Acho que Trump de fato vê a si mesmo como um grande negociador e queria ser a pessoa a fazer esse acordo, mas foi encurralado porque o Irã continuava a aumentar sua pressão.

Iraniana com foto de Soleimani
Direito de imagemREUTERS Image captionIraniana com foto de Soleimani; general era o segundo homem mais poderoso do Irã

Você não acorda um dia e simplesmente decide matar Qasem Soleimani. Foi preciso planejamento entre diferentes setores de governo e militares para monitorar seu paradeiro e identificar janelas de oportunidade.

Não podemos esquecer que Soleimani era um combatente dentro de uma zona de combate. Sem dúvida que, se os iranianos tivessem a oportunidade de eliminar alguém similar dos EUA, o fariam.

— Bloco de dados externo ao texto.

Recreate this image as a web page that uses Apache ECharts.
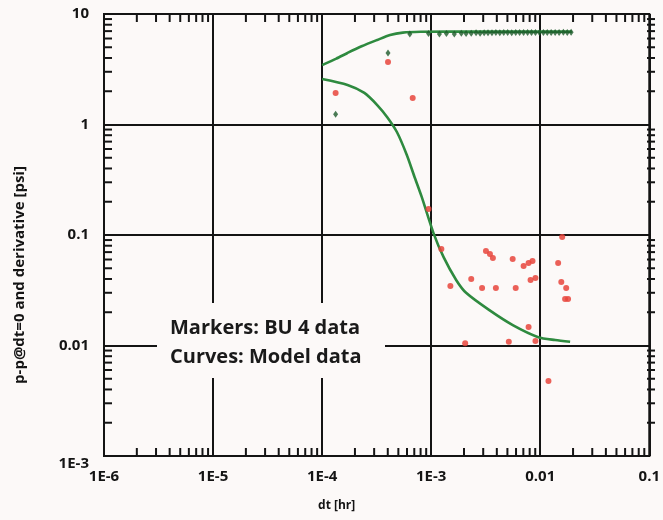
<!DOCTYPE html>
<html><head><meta charset="utf-8">
<script src="https://cdn.jsdelivr.net/npm/echarts@6/dist/echarts.min.js"></script>
<style>html,body{margin:0;padding:0;background:#fcf9f8}#c{width:663px;height:520px}</style>
</head><body><div id="c"></div>
<script>
// ---- data ----
const xTickLabels = {'-6':'1E-6','-5':'1E-5','-4':'1E-4','-3':'1E-3','-2':'0.01','-1':'0.1'};
const yTickLabels = {'1':'10','0':'1','-1':'0.1','-2':'0.01','-3':'1E-3'};
const xTitle = 'dt [hr]';
const yTitle = 'p-p@dt=0 and derivative [psi]';
const noteLines = ['Markers: BU 4 data', 'Curves: Model data'];

// model curves
const modelPressure = [
  [1.0e-4,3.45],[1.35e-4,3.95],[1.71e-4,4.44],[2.3e-4,5.1],[3.2e-4,5.82],[4.2e-4,6.45],
  [5.5e-4,6.78],[8.0e-4,6.9],[1.5e-3,6.92],[3e-3,6.92],[6e-3,6.92],[1e-2,6.92],[1.95e-2,6.92]
];
const modelDerivative = [
  [1.0e-4,2.58],[1.71e-4,2.28],[2.44e-4,1.93],[3.2e-4,1.50],[3.94e-4,1.17],[4.85e-4,0.855],
  [5.98e-4,0.53],[7.0e-4,0.34],[8.19e-4,0.221],[1.05e-3,0.104],[1.30e-3,0.063],[1.70e-3,0.039],
  [2.09e-3,0.030],[3.39e-3,0.021],[5.6e-3,0.0153],[9.6e-3,0.0119],[1.37e-2,0.0112],[1.88e-2,0.0108]
];
// measured markers
const dataPressure = [
  [1.33e-4,1.24],[4.02e-4,4.44],[6.37e-4,6.6],[9.46e-4,6.65],[1.19e-3,6.6],[1.38e-3,6.65],
  [1.63e-3,6.6],[1.89e-3,6.7],[2.09e-3,6.65],[2.33e-3,6.7],[2.58e-3,6.75],[2.81e-3,6.7],
  [3.06e-3,6.75],[3.32e-3,6.75],[3.61e-3,6.75],[3.92e-3,6.8],[4.26e-3,6.75],[4.63e-3,6.8],
  [5.03e-3,6.8],[5.48e-3,6.75],[5.96e-3,6.8],[6.47e-3,6.8],[7.04e-3,6.8],[7.66e-3,6.8],
  [8.32e-3,6.8],[9.04e-3,6.8],[9.84e-3,6.8],[1.07e-2,6.8],[1.16e-2,6.8],[1.26e-2,6.8],
  [1.37e-2,6.8],[1.49e-2,6.8],[1.63e-2,6.85],[1.77e-2,6.8],[1.92e-2,6.85]
];
const dataDerivative = [
  [1.33e-4,1.93],[4.02e-4,3.68],[6.77e-4,1.74],[9.46e-4,0.172],[1.24e-3,0.0746],
  [3.18e-3,0.0716],[3.46e-3,0.0673],[3.68e-3,0.0619],[5.59e-3,0.0607],[7.04e-3,0.0524],
  [7.82e-3,0.0558],[8.50e-3,0.0582],[1.46e-2,0.0558],[1.59e-2,0.0959],[2.33e-3,0.040],
  [1.50e-3,0.0345],[2.93e-3,0.0331],[3.92e-3,0.0331],[5.96e-3,0.0331],[8.15e-3,0.0392],
  [9.04e-3,0.0408],[1.56e-2,0.0376],[1.73e-2,0.0331],[1.69e-2,0.0264],[1.80e-2,0.0264],
  [7.82e-3,0.0147],[2.05e-3,0.0105],[5.15e-3,0.0108],[9.04e-3,0.0110],[1.19e-2,0.00477]
];
// minor tick multipliers per decade
const minorMult = [2,3,4,5,6,7,8,9];
const xDecades = [-6,-5,-4,-3,-2];
const yDecades = [-3,-2,-1,0];

// ---- chart ----
(function(){
const BG = '#fcf9f8';
const INK = '#141414';
const FONT = '"Open Sans", Lato, sans-serif';
const chart = echarts.init(document.getElementById('c'), null, {renderer:'canvas'});
const lineStyleGrid = {color: INK, width: 2};
const X_MIN = 1e-6, X_MAX = 0.1, Y_MIN = 1e-3, Y_MAX = 10;
const G = {left:104, right:8, top:14, bottom:64};

const option = {
  backgroundColor: BG,
  animation: false,
  grid: {left:G.left, right:G.right, top:G.top, bottom:G.bottom, show:true, borderColor:INK, borderWidth:2, backgroundColor:'transparent'},
  xAxis: {
    type:'log', logBase:10, min:X_MIN, max:X_MAX,
    name: xTitle, nameLocation:'middle', nameGap:44,
    nameTextStyle:{fontFamily:FONT, fontWeight:'bold', fontSize:12, color:INK, padding:[0,0,0,-80]},
    axisLine:{show:true, lineStyle:lineStyleGrid},
    axisTick:{show:false},
    splitLine:{show:true, lineStyle:lineStyleGrid},
    axisLabel:{fontFamily:FONT, fontWeight:'bold', fontSize:15, color:INK, margin:13, showMaxLabel:true, showMinLabel:true,
      formatter:v=>xTickLabels[String(Math.round(Math.log10(v)))] || ''}
  },
  yAxis: {
    type:'log', logBase:10, min:Y_MIN, max:Y_MAX,
    axisLine:{show:true, lineStyle:lineStyleGrid},
    axisTick:{show:false},
    splitLine:{show:true, lineStyle:lineStyleGrid},
    axisLabel:{fontFamily:FONT, fontWeight:'bold', fontSize:15, color:INK, margin:15, showMaxLabel:true, showMinLabel:true,
      formatter:v=>{const k=String(Math.round(Math.log10(v))); const t=yTickLabels[k]||''; return k==='-3'?'{low|'+t+'}':t;},
      rich:{low:{fontFamily:FONT, fontWeight:'bold', fontSize:15, color:INK, padding:[16,0,0,0]}}}
  },
  series: [
    {name:'model p', type:'line', data:modelPressure, smooth:0.25, showSymbol:false, symbol:'none',
     lineStyle:{color:'#2e8a3f', width:2.6}, z:3},
    {name:'model dp', type:'line', data:modelDerivative, smooth:0.25, showSymbol:false, symbol:'none',
     lineStyle:{color:'#2e8a3f', width:2.6}, z:3},
    {name:'BU4 dp', type:'scatter', data:dataDerivative, symbol:'circle', symbolSize:6,
     itemStyle:{color:'#e8453c', opacity:0.85}, z:4},
    {name:'BU4 p', type:'scatter', data:dataPressure, symbol:'diamond', symbolSize:[5,7],
     itemStyle:{color:'#1d5a2a'}, z:5}
  ]
};
chart.setOption(option);

// plot rectangle and axis mapping (library first, layout fallback)
const W = chart.getWidth(), H = chart.getHeight();
const gl = G.left, gt = G.top, gr = W - G.right, gb = H - G.bottom;
const lx0 = Math.log10(X_MIN), lx1 = Math.log10(X_MAX), ly0 = Math.log10(Y_MIN), ly1 = Math.log10(Y_MAX);
function xPix(v){
  let p; try { p = chart.convertToPixel({xAxisIndex:0}, v); } catch(e) { p = NaN; }
  if (Array.isArray(p)) p = p[0];
  if (typeof p !== 'number' || !isFinite(p)) p = gl + (Math.log10(v)-lx0)/(lx1-lx0)*(gr-gl);
  return p;
}
function yPix(v){
  let p; try { p = chart.convertToPixel({yAxisIndex:0}, v); } catch(e) { p = NaN; }
  if (Array.isArray(p)) p = p[1];
  if (typeof p !== 'number' || !isFinite(p)) p = gb - (Math.log10(v)-ly0)/(ly1-ly0)*(gb-gt);
  return p;
}
const TL = 8, TW = 2;
const els = [];
const tr = (x,y,w,h)=>({type:'rect', shape:{x:x,y:y,width:w,height:h}, style:{fill:INK}, z:50, silent:true});
xDecades.forEach(d=>minorMult.forEach(m=>{
  const x = xPix(m*Math.pow(10,d));
  els.push(tr(x-TW/2, gb-TL, TW, TL));
  els.push(tr(x-TW/2, gt, TW, TL));
}));
yDecades.forEach(d=>minorMult.forEach(m=>{
  const y = yPix(m*Math.pow(10,d));
  els.push(tr(gl, y-TW/2, TL, TW));
  els.push(tr(gr-TL, y-TW/2, TL, TW));
}));
els.push({type:'text', x:20, y:275, rotation:Math.PI/2, style:{text:yTitle, font:'bold 15px '+FONT, fill:INK, align:'center', verticalAlign:'middle'}, z:61, silent:true});
els.push({type:'rect', shape:{x:157,y:303,width:228,height:75}, style:{fill:BG}, z:60, silent:true});
els.push({type:'text', x:170, y:328, style:{text:noteLines[0], font:'bold 20px '+FONT, fill:'#1a1a1a', verticalAlign:'middle'}, z:61, silent:true});
els.push({type:'text', x:170, y:357, style:{text:noteLines[1], font:'bold 20px '+FONT, fill:'#1a1a1a', verticalAlign:'middle'}, z:61, silent:true});
chart.setOption({graphic:{elements:els}});
})();
</script></body></html>
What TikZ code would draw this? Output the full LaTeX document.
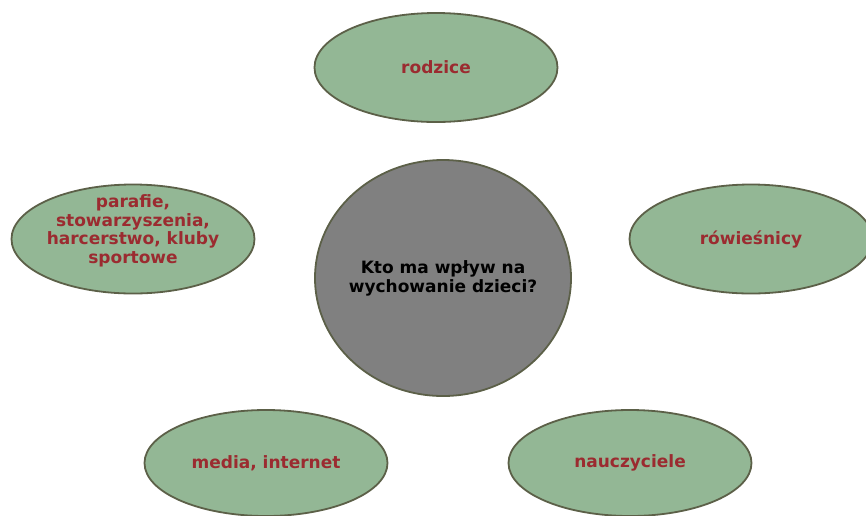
\documentclass[tikz,border=0pt]{standalone}
\usepackage{fontspec}
\setmainfont{DejaVu Sans}
\usetikzlibrary{shapes.geometric}
\definecolor{bubblefill}{RGB}{147,183,149}
\definecolor{bubbleline}{RGB}{92,96,72}
\definecolor{bubbletext}{RGB}{155,43,48}
\definecolor{corefill}{RGB}{128,128,128}
\tikzset{
  bubble/.style={ellipse, draw=bubbleline, fill=bubblefill, line width=1.8pt,
    minimum width=243pt, minimum height=109pt, inner sep=0pt,
    text=bubbletext, align=center,
    font=\bfseries\fontsize{17pt}{18.5pt}\selectfont},
  core/.style={ellipse, draw=bubbleline, fill=corefill, line width=1.8pt,
    minimum width=256pt, minimum height=236pt, inner sep=0pt},
  coretext/.style={text=black, align=center, inner sep=0pt,
    font=\bfseries\fontsize{17pt}{19pt}\selectfont}
}
\begin{document}
\begin{tikzpicture}[x=1pt,y=-1pt]
\useasboundingbox (0,0) rectangle (866,515);
\fill[white] (0,0) rectangle (866,515);
\node[core] (core) at (443,278) {};
\node[coretext] (question) at (core.center) {Kto ma wpływ na\\wychowanie dzieci?};
\node[bubble] (rodzice) at (436,67.5) {rodzice};
\node[bubble] (parafie) at (133,239) {};
\node[bubble, fill=none, draw=none] (parafietext) at (133,231) {parafie,\\stowarzyszenia,\\harcerstwo, kluby\\sportowe};
\node[bubble] (rowiesnicy) at (751,239) {rówieśnicy};
\node[bubble, minimum height=106pt] (media) at (266,463) {media, internet};
\node[bubble, minimum height=106pt] (nauczyciele) at (630,463) {nauczyciele};
\end{tikzpicture}
\end{document}
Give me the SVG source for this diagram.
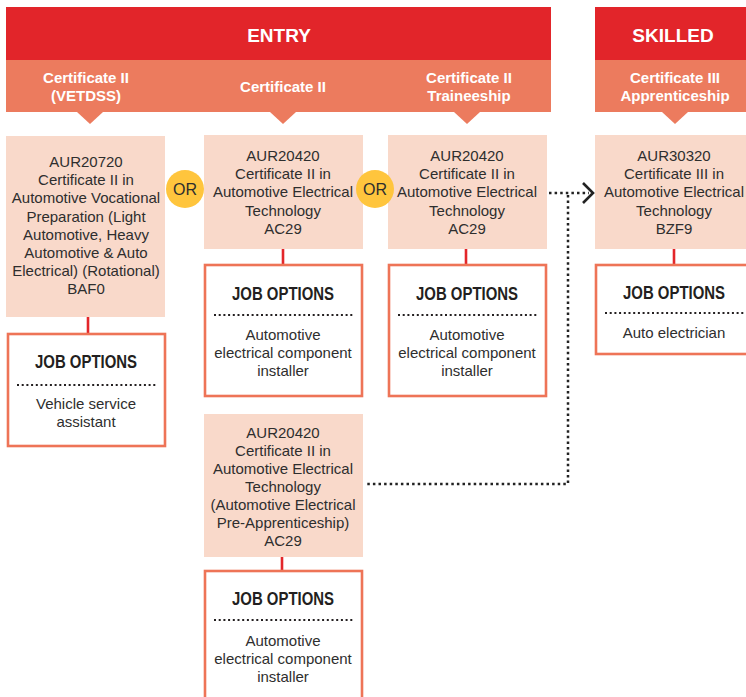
<svg xmlns="http://www.w3.org/2000/svg" width="746" height="697" viewBox="0 0 746 697">
<style>
.bar{fill:#E2252A}
.band{fill:#EC7B5E}
.hd{font-family:"Liberation Sans",Arial,sans-serif;font-weight:bold;font-size:19px;fill:#fff;text-anchor:middle}
.sh{font-family:"Liberation Sans",Arial,sans-serif;font-weight:bold;font-size:15px;fill:#fff;text-anchor:middle}
.node{fill:#F9D9CA}
.nt{font-family:"Liberation Sans",Arial,sans-serif;font-size:15px;fill:#2E2E2E;text-anchor:middle}
.job{fill:#fff;stroke:#EE7457;stroke-width:2.6}
.jt{font-family:"Liberation Sans",Arial,sans-serif;font-weight:bold;font-size:18px;fill:#231F20;text-anchor:middle}
.jd{stroke:#231F20;stroke-width:2;stroke-dasharray:2 2.7;fill:none}
.link{stroke:#E3262A;stroke-width:2.6;fill:none}
.dot{stroke:#222;stroke-width:2.5;stroke-dasharray:2.5 3.1;fill:none}
.or{fill:#FFC53D}
.ort{font-family:"Liberation Sans",Arial,sans-serif;font-size:16px;fill:#2E2E2E;text-anchor:middle}
</style>
<rect width="746" height="697" fill="#fff"/>
<g id="headers">
<rect class="bar" x="6" y="7" width="545" height="53"/>
<rect class="band" x="6" y="60" width="545" height="52"/>
<rect class="bar" x="595" y="7" width="160" height="53"/>
<rect class="band" x="595" y="60" width="160" height="52"/>
<polygon class="band" points="77,112 103,112 90,124"/>
<polygon class="band" points="270,112 296,112 283,124"/>
<polygon class="band" points="454,112 480,112 467,124"/>
<polygon class="band" points="662,112 688,112 675,124"/>
<text class="hd" x="279" y="42">ENTRY</text>
<text class="hd" x="673" y="42">SKILLED</text>
<text class="sh" x="86" y="82.5">Certificate II</text>
<text class="sh" x="86" y="101">(VETDSS)</text>
<text class="sh" x="283" y="92">Certificate II</text>
<text class="sh" x="469" y="82.5">Certificate II</text>
<text class="sh" x="469" y="101">Traineeship</text>
<text class="sh" x="675" y="82.5">Certificate III</text>
<text class="sh" x="675" y="101">Apprenticeship</text>
</g>
<g id="connectors">
<line class="link" x1="88" y1="317" x2="88" y2="334"/>
<line class="link" x1="283" y1="249" x2="283" y2="265"/>
<line class="link" x1="466" y1="249" x2="466" y2="265"/>
<line class="link" x1="674" y1="249" x2="674" y2="265"/>
<line class="link" x1="282" y1="557" x2="282" y2="571"/>
<path class="dot" d="M549,193 H589"/>
<path class="dot" d="M568,195 V484 H366"/>
<polyline points="583,183 593,193 583,203" fill="none" stroke="#222" stroke-width="2.6"/>
</g>
<g id="n1">
<rect class="node" x="6" y="136" width="159" height="181"/>
<text class="nt" x="86" y="167"><tspan x="86">AUR20720</tspan><tspan x="86" dy="18.2">Certificate II in</tspan><tspan x="86" dy="18.2">Automotive Vocational</tspan><tspan x="86" dy="18.2">Preparation (Light</tspan><tspan x="86" dy="18.2">Automotive, Heavy</tspan><tspan x="86" dy="18.2">Automotive &amp; Auto</tspan><tspan x="86" dy="18.2">Electrical) (Rotational)</tspan><tspan x="86" dy="18.2">BAF0</tspan></text>
</g>
<g id="n2">
<rect class="node" x="204" y="135" width="159" height="114"/>
<text class="nt" x="283" y="161"><tspan x="283">AUR20420</tspan><tspan x="283" dy="18.2">Certificate II in</tspan><tspan x="283" dy="18.2">Automotive Electrical</tspan><tspan x="283" dy="18.2">Technology</tspan><tspan x="283" dy="18.2">AC29</tspan></text>
</g>
<g id="n3">
<rect class="node" x="388" y="135" width="159" height="114"/>
<text class="nt" x="467" y="161"><tspan x="467">AUR20420</tspan><tspan x="467" dy="18.2">Certificate II in</tspan><tspan x="467" dy="18.2">Automotive Electrical</tspan><tspan x="467" dy="18.2">Technology</tspan><tspan x="467" dy="18.2">AC29</tspan></text>
</g>
<g id="n4">
<rect class="node" x="595" y="135" width="160" height="114"/>
<text class="nt" x="674" y="161"><tspan x="674">AUR30320</tspan><tspan x="674" dy="18.2">Certificate III in</tspan><tspan x="674" dy="18.2">Automotive Electrical</tspan><tspan x="674" dy="18.2">Technology</tspan><tspan x="674" dy="18.2">BZF9</tspan></text>
</g>
<g id="n5">
<rect class="node" x="204" y="414" width="159" height="143"/>
<text class="nt" x="283" y="437.5"><tspan x="283">AUR20420</tspan><tspan x="283" dy="18">Certificate II in</tspan><tspan x="283" dy="18">Automotive Electrical</tspan><tspan x="283" dy="18">Technology</tspan><tspan x="283" dy="18">(Automotive Electrical</tspan><tspan x="283" dy="18">Pre-Apprenticeship)</tspan><tspan x="283" dy="18">AC29</tspan></text>
</g>
<g id="or1">
<circle class="or" cx="185" cy="189" r="19"/>
<text class="ort" x="185" y="194.5">OR</text>
</g>
<g id="or2">
<circle class="or" cx="375" cy="189" r="19"/>
<text class="ort" x="375" y="194.5">OR</text>
</g>
<g id="j1">
<rect class="job" x="8" y="334" width="157" height="112"/>
<text class="jt" x="86" y="368" textLength="102" lengthAdjust="spacingAndGlyphs">JOB OPTIONS</text>
<line class="jd" x1="17" y1="385" x2="157" y2="385"/>
<text class="nt" x="86" y="409"><tspan x="86">Vehicle service</tspan><tspan x="86" dy="18">assistant</tspan></text>
</g>
<g id="j2">
<rect class="job" x="205" y="265" width="157" height="131"/>
<text class="jt" x="283" y="300" textLength="102" lengthAdjust="spacingAndGlyphs">JOB OPTIONS</text>
<line class="jd" x1="214" y1="315" x2="354" y2="315"/>
<text class="nt" x="283" y="340"><tspan x="283">Automotive</tspan><tspan x="283" dy="18">electrical component</tspan><tspan x="283" dy="18">installer</tspan></text>
</g>
<g id="j3">
<rect class="job" x="389" y="265" width="157" height="131"/>
<text class="jt" x="467" y="300" textLength="102" lengthAdjust="spacingAndGlyphs">JOB OPTIONS</text>
<line class="jd" x1="398" y1="315" x2="538" y2="315"/>
<text class="nt" x="467" y="340"><tspan x="467">Automotive</tspan><tspan x="467" dy="18">electrical component</tspan><tspan x="467" dy="18">installer</tspan></text>
</g>
<g id="j4">
<rect class="job" x="596" y="265" width="170" height="89"/>
<text class="jt" x="674" y="299" textLength="102" lengthAdjust="spacingAndGlyphs">JOB OPTIONS</text>
<line class="jd" x1="605" y1="313" x2="746" y2="313"/>
<text class="nt" x="674" y="337.5">Auto electrician</text>
</g>
<g id="j5">
<rect class="job" x="205" y="571" width="157" height="140"/>
<text class="jt" x="283" y="605" textLength="102" lengthAdjust="spacingAndGlyphs">JOB OPTIONS</text>
<line class="jd" x1="214" y1="620" x2="354" y2="620"/>
<text class="nt" x="283" y="645.5"><tspan x="283">Automotive</tspan><tspan x="283" dy="18">electrical component</tspan><tspan x="283" dy="18">installer</tspan></text>
</g>
</svg>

Isso é parte do ritmo do conflito em que estamos presos no Oriente Médio. Não acho que isso vai escalar até se tornar a Terceira Guerra Mundial.

O que acontece agora?

O Irã certamente não vai voltar à mesa de negociações agora.

Isso não era um motivo para não fazer o ataque — falando francamente, Soleimani teve o que mereceu. Ele tem o sangue de soldados americanos nas mãos e aterrorizou grande parte do Oriente Médio por mais de uma década. Só porque Trump quer negociar com o Irã não significa que ele não deveria eliminar Soleimani.

Não acho que ele agiu pensando em política; acho que ele queria evitar essa situação, ou teria feito isso (o ataque) antes. Mas, politicamente falando, isso faz ele parecer como um líder mais forte entre seus apoiadores.

E a promessa de Trump de sair do Oriente Médio?

Trump mal gosta de ter tropas americanas na Alemanha, então a ideia de que Trump enviará tropas para o Irã em um ano eleitoral é, para mim, inconcebível.

Mas ele também tem de mostrar que os EUA só aceitarão ser pressionados até determinado ponto.